With the iPhone X, Apple (AAPL  ) is attempting to simultaneously pay tribute to the success of its earlier models while steering the potential of the smartphone in a new direction. The iPhone X has lost a number of the now-traditional iPhone elements such as the home button, a port for headphone jacks, and the Tough ID fingerprint scanner. In place of a Touch ID, the new device grants access using facial recognition. Charging can now be done wirelessly. It is also slightly larger and heavier than its predecessors, and is therefore no longer a one-handed device for all consumers. Apple has gone so far as to call its new product the "future of the smartphone."

But how does the phone stand up to customer review? Is it worth the $999 (or $1,149, if one opts for the 256GB model over the 64GB) price tag? So far, consumers appear to be impressed by the phone's new functions, even if some mourn the loss of some of the line's tried-and-true features. One of the most commented-upon aspects of the iPhone X is its speed. One customer reviewer has stated, "Everything on this phone happens instantly...or somehow faster than instantly. It would be fun to use the first iPhone...just to compare how blazing this really is." The camera is likewise praised, especially for its mush-advertised portrait mode, which can generate photos and videos (recorded in 4K and in slow motion at up to 240 frames per second) that resemble those taken using more professional tech. The 5.8 inch OLED display has also inspired rave reviews: it is, according to TechRadar, "quite simply, by far the best thing Apple has ever crammed into an iPhone. It's leaps ahead of the iPhone 8 and 8 Plus for so many reasons: the sharpness, the quality, the fact that it fills the whole front of the phone, and the color reproduction."

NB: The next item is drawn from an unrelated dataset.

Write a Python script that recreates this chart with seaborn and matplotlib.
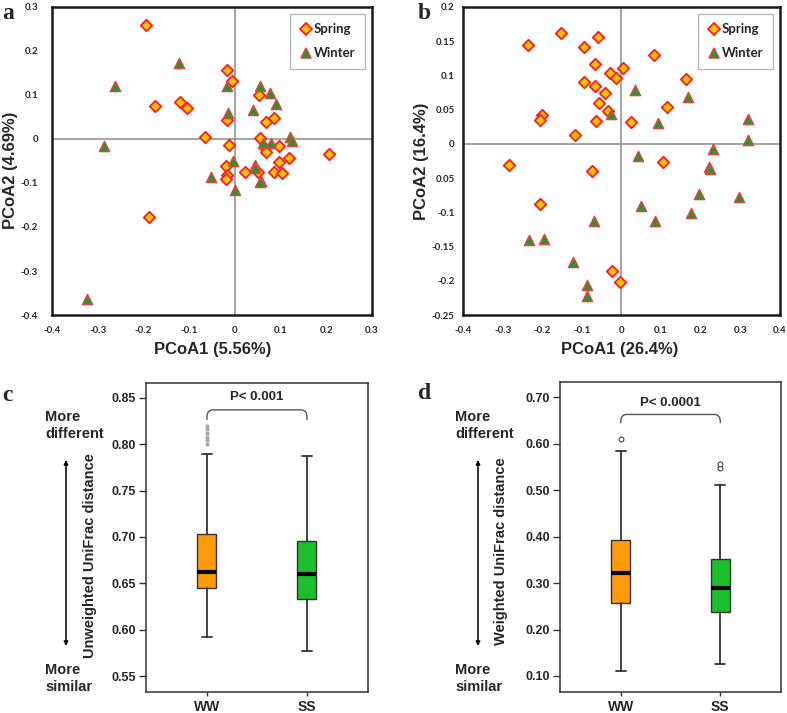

However, while few dispute the fact that the iPhone X is aesthetically pleasing, some are opting to call it a beautiful mess. Facial recognition, while intriguing in theory, can be quite annoying in practice. Individuals that change the way their hair falls over their face have reported having problems with the feature. It additionally will not recognize users' faces if they are at an angle (for instance, looking over the phone when the phone is resting on a surface). The iPhone X also comes with a glass panel on its back, which lends the device an elegant look at the expense of potentially expensive repairs-the panel, if cracked, costs $549 to replace. Yet despite these complaints, iPhone users have overall given the device a positive review. "After a week with the phone, I've grown to like it, flaws and all," writes Mike Murphy of Quartz Media. "I assume I'll eventually get used to all the user interface changes that Apple made somewhat arbitrarily, and I'll learn how to perfectly place the phone on wireless charging pads so it actually charges, and I'll remember to move my hand away from my face every time I want to unlock it." For those consumers accustomed to an iPhone, the iPhone X is an agreeable step forward.